_Exercise prompt_. Exactly reproduce the lines of the listing below from the one containing "What Apache ECharts" through the one containing "var seriesColors = ['#1f1fd6', '#c21cc2', '#ee1c1c', '#11801f'];". Skip the images.

_Given data_.
■ ■ ■ ■ ■ ■ ■

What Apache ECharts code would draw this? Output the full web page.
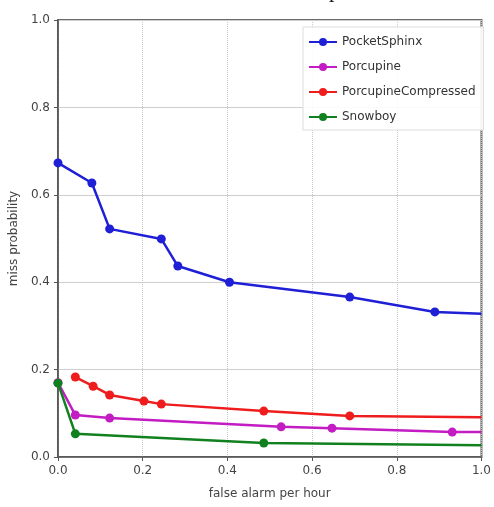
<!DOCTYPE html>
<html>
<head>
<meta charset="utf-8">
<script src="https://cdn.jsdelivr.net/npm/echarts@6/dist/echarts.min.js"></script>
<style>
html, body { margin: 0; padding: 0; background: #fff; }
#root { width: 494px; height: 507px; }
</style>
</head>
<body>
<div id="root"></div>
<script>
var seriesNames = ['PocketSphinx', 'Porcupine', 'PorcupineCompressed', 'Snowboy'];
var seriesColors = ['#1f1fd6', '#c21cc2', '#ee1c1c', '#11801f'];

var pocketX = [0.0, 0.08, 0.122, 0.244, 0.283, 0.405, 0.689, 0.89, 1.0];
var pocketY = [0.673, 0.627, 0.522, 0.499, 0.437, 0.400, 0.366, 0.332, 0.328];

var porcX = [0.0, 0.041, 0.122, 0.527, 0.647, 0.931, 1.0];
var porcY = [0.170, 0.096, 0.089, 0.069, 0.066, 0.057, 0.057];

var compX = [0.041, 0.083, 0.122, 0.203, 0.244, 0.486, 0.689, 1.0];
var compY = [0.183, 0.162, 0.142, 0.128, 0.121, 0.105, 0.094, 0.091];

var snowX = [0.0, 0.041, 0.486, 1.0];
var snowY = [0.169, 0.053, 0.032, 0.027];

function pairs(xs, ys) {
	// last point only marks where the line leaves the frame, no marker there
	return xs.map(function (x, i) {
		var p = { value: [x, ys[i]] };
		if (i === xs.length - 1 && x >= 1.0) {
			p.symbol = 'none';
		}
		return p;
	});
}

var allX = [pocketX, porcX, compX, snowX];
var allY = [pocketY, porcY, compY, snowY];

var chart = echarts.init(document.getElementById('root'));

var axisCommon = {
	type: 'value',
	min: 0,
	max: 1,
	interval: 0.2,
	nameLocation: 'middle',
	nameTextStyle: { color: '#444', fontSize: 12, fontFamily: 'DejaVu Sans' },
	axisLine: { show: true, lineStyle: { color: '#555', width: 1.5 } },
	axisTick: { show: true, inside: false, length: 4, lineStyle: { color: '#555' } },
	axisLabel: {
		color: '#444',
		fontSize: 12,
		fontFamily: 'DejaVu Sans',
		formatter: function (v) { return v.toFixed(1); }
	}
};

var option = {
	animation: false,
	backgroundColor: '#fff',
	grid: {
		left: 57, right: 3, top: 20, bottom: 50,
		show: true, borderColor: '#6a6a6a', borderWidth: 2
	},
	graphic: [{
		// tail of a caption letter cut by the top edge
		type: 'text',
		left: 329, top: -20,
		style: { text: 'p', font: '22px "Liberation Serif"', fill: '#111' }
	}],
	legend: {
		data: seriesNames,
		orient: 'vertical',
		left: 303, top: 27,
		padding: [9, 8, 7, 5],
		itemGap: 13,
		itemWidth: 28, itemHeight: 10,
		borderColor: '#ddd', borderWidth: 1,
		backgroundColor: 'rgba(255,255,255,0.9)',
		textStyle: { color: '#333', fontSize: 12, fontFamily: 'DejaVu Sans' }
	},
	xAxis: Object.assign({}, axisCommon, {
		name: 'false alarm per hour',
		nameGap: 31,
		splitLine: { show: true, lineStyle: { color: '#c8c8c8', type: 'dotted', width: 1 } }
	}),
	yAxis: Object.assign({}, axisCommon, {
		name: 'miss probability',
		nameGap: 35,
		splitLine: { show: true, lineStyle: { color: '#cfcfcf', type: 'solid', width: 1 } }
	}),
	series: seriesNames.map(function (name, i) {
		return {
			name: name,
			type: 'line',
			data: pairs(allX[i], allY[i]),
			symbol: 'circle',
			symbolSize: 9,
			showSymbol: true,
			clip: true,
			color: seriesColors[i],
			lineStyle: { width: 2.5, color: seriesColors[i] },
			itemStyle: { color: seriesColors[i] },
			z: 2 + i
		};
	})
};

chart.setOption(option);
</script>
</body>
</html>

■ ■ ■ ■ ■ ■ ■

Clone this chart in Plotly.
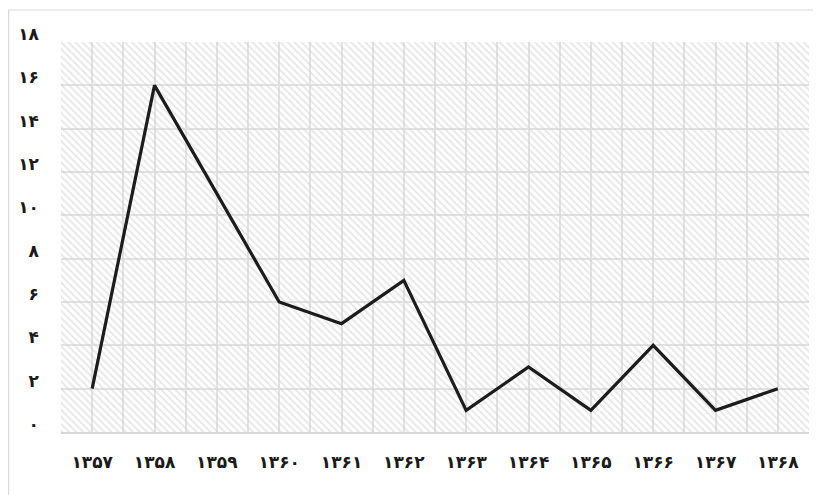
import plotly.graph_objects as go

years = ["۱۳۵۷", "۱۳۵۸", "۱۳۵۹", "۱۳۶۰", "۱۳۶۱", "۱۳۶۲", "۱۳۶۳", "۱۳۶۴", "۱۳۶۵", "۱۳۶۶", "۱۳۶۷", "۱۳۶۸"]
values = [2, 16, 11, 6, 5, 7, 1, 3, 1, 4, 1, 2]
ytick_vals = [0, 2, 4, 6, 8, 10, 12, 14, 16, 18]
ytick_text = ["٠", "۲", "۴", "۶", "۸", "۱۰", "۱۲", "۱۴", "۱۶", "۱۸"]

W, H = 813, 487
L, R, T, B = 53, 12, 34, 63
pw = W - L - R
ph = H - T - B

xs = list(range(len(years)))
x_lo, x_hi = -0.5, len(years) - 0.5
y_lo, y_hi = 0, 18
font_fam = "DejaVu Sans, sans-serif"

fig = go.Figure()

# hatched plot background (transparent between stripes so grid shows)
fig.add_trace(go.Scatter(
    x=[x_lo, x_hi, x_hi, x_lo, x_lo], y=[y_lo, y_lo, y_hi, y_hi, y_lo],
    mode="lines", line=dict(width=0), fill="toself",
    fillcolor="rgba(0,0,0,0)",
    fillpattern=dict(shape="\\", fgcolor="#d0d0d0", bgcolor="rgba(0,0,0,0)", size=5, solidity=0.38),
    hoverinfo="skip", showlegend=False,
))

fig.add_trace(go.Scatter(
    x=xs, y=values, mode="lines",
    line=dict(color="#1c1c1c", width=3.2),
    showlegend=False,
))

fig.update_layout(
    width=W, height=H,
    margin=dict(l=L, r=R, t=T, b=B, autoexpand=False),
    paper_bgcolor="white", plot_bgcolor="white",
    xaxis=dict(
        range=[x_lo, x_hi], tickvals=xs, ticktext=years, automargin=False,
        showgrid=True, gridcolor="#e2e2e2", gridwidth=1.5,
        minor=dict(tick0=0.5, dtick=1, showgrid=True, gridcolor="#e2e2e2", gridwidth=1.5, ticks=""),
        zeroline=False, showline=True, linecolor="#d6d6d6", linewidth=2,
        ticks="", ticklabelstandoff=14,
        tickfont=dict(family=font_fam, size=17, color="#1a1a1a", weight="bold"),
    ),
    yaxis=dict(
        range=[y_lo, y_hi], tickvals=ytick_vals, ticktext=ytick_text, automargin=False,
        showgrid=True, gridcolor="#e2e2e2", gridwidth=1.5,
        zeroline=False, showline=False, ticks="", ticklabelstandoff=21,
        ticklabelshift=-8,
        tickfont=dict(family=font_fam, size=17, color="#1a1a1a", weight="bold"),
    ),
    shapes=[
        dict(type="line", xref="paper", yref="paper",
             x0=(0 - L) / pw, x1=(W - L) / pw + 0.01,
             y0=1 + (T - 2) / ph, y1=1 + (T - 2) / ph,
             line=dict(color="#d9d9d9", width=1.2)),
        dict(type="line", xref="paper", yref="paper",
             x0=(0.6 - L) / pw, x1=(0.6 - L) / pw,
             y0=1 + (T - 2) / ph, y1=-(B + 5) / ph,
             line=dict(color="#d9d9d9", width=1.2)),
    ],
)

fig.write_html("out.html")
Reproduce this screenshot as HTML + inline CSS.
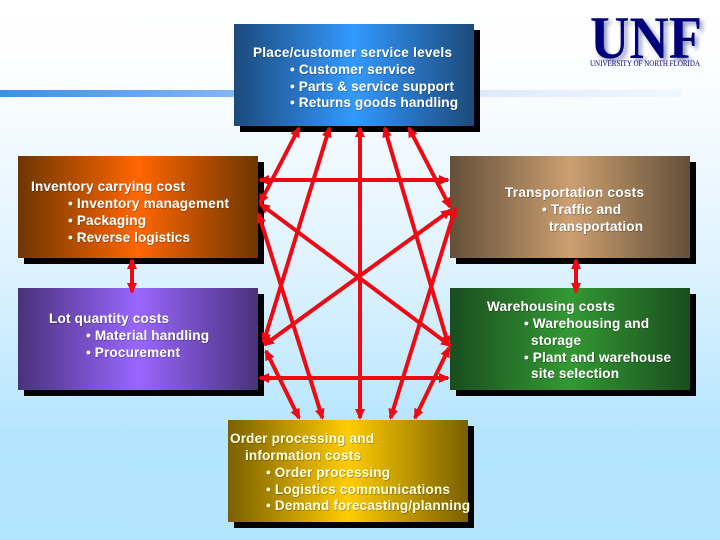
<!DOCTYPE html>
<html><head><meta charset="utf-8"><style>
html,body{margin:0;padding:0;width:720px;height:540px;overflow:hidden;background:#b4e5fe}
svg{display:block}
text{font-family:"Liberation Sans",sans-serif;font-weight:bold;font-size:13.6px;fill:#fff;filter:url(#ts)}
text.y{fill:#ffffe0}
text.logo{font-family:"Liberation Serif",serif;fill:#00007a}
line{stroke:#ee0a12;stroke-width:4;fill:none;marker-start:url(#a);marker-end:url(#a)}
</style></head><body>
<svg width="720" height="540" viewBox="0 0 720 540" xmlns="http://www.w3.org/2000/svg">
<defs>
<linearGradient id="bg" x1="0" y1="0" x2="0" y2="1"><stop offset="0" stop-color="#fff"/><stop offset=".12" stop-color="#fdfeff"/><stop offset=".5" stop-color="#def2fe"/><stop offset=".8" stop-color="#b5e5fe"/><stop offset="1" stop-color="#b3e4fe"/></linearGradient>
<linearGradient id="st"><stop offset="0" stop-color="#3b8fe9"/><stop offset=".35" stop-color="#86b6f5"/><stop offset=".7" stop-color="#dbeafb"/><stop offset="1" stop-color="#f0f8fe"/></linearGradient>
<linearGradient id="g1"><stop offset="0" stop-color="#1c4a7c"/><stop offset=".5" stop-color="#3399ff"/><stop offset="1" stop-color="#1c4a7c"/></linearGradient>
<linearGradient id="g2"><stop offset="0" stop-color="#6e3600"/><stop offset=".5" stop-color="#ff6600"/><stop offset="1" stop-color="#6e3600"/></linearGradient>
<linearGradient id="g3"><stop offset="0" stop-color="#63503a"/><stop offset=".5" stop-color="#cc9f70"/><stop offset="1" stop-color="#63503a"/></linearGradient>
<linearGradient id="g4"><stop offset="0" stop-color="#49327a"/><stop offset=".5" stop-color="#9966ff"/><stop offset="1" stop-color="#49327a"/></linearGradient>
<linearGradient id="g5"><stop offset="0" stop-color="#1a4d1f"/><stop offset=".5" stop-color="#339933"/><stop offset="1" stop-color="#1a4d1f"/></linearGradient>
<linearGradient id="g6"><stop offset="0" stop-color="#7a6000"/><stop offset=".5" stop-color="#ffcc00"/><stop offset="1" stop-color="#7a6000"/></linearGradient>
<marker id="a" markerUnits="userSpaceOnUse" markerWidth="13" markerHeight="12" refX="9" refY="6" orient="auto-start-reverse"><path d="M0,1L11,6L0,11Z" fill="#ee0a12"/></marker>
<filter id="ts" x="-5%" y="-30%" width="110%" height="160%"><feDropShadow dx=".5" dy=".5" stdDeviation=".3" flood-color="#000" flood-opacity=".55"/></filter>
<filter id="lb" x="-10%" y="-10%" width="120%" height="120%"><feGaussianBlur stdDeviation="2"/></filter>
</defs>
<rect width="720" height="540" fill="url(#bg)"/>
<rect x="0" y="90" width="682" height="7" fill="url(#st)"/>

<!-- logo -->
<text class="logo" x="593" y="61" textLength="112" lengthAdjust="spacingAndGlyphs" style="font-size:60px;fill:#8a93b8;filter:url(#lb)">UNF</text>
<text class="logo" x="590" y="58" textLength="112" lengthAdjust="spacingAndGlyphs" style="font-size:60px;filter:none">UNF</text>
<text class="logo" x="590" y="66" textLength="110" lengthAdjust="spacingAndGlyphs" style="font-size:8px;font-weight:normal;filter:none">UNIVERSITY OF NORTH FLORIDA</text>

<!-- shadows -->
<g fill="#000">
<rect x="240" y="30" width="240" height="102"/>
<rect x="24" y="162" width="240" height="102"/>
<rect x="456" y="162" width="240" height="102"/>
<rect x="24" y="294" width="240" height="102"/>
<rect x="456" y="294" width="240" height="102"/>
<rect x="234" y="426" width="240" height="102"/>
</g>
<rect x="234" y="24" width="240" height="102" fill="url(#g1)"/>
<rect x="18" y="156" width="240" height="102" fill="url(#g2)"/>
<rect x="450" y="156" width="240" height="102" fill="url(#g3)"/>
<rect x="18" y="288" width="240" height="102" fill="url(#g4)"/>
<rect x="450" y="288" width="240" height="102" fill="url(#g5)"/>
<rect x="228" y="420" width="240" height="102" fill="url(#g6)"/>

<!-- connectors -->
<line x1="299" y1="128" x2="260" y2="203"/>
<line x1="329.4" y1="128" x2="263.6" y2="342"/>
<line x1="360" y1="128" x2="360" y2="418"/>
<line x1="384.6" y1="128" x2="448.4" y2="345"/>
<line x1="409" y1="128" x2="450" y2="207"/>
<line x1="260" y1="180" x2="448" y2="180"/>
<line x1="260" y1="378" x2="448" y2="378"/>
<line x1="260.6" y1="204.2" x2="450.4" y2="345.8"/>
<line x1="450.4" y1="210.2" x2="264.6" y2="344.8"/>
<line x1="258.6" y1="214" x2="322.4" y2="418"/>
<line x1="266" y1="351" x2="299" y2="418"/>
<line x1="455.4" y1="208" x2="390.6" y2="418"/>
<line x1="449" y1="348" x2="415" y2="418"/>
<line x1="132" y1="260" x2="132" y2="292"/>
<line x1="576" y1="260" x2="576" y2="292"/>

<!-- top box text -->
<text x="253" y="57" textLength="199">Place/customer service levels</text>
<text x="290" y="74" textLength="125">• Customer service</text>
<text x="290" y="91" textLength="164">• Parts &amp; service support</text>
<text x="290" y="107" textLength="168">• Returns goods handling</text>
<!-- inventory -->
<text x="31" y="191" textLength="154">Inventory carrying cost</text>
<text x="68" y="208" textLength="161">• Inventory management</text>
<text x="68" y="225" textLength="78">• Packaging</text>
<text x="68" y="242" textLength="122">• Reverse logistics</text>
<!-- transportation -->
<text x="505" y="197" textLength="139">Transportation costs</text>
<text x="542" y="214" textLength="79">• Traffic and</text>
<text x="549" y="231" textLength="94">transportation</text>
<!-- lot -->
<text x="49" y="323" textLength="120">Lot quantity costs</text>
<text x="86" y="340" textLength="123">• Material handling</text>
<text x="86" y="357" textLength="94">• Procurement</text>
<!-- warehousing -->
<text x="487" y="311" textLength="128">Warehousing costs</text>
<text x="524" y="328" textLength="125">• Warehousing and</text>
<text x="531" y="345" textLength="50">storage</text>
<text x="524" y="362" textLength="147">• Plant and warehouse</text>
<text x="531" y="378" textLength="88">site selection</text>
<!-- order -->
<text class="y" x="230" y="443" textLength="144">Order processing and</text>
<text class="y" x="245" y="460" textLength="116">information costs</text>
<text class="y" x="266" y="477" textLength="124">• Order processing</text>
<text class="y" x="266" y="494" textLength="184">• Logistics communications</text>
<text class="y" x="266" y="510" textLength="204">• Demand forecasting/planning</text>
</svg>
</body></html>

■ ■ ■ ■ ■ ■ ■

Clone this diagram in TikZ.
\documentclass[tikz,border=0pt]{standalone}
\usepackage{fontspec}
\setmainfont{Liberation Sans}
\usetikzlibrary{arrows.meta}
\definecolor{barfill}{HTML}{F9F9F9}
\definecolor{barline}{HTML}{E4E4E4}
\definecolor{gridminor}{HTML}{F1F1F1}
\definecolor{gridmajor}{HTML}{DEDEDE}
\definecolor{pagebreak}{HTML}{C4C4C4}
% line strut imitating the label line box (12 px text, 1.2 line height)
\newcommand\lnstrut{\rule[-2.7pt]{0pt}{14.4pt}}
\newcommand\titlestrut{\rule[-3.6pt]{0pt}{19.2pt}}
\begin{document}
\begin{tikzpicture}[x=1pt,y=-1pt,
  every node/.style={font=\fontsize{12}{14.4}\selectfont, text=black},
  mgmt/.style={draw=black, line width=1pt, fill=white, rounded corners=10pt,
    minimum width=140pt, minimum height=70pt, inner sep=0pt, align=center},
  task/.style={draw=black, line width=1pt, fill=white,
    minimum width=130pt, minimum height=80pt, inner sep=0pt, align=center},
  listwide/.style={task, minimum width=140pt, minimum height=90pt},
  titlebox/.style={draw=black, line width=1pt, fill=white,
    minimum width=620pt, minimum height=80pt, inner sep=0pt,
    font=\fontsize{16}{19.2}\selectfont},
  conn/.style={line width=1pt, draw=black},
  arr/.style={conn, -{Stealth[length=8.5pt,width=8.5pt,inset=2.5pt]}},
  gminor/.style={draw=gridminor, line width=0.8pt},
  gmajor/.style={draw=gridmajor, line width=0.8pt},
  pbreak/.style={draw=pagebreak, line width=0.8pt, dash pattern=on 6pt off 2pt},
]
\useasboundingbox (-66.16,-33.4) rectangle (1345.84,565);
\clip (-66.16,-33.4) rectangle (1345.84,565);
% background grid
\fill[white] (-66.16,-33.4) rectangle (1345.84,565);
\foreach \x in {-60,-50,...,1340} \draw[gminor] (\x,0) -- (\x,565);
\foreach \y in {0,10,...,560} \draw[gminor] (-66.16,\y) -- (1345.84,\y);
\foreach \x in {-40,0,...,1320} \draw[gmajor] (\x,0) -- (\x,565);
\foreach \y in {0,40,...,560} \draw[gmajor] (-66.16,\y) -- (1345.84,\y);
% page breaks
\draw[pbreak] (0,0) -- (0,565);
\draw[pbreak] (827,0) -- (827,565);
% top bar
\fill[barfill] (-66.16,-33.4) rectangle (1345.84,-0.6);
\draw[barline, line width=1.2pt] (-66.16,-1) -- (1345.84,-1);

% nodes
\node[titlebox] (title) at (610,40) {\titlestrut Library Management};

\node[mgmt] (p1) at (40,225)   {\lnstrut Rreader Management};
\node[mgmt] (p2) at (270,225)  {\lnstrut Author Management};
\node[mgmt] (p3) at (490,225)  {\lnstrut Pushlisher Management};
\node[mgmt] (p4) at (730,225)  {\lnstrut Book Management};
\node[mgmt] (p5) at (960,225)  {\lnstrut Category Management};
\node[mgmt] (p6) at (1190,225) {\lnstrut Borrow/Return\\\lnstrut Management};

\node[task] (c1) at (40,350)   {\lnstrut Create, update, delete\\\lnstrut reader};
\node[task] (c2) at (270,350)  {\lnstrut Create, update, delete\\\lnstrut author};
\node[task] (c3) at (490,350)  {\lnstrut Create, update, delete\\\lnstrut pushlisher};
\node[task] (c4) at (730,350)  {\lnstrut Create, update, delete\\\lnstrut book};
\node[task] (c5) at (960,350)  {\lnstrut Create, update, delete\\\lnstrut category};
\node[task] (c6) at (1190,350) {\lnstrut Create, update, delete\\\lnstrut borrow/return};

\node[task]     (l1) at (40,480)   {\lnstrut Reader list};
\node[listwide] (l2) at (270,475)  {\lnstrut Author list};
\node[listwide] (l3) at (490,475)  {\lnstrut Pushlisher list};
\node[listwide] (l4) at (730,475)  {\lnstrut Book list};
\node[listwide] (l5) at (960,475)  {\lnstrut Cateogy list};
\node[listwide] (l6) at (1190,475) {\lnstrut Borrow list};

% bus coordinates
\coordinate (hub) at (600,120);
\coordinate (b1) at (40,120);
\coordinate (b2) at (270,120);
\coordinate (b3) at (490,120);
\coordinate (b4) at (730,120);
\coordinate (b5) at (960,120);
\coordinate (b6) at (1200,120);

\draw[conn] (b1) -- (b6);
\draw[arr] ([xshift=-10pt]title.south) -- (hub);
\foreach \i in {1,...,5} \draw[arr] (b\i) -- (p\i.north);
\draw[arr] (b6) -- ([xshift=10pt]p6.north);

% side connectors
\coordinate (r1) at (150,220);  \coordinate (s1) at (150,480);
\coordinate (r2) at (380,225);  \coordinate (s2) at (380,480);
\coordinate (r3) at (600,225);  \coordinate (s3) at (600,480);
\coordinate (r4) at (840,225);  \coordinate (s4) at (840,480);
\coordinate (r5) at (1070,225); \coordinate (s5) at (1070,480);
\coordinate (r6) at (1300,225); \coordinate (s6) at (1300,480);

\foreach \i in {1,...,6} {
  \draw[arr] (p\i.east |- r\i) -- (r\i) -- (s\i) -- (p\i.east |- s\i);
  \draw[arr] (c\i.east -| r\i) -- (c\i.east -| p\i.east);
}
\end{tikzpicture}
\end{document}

■ ■ ■ ■ ■ ■ ■

_Response to the task_.
What Apache ECharts code would draw this? Output the full web page.
<!DOCTYPE html>
<html>
<head>
<meta charset="utf-8">
<script src="https://cdn.jsdelivr.net/npm/echarts@6/dist/echarts.min.js"></script>
<style>
html, body { margin: 0; padding: 0; background: #fff; }
#root { width: 494px; height: 507px; }
</style>
</head>
<body>
<div id="root"></div>
<script>
var seriesNames = ['PocketSphinx', 'Porcupine', 'PorcupineCompressed', 'Snowboy'];
var seriesColors = ['#1f1fd6', '#c21cc2', '#ee1c1c', '#11801f'];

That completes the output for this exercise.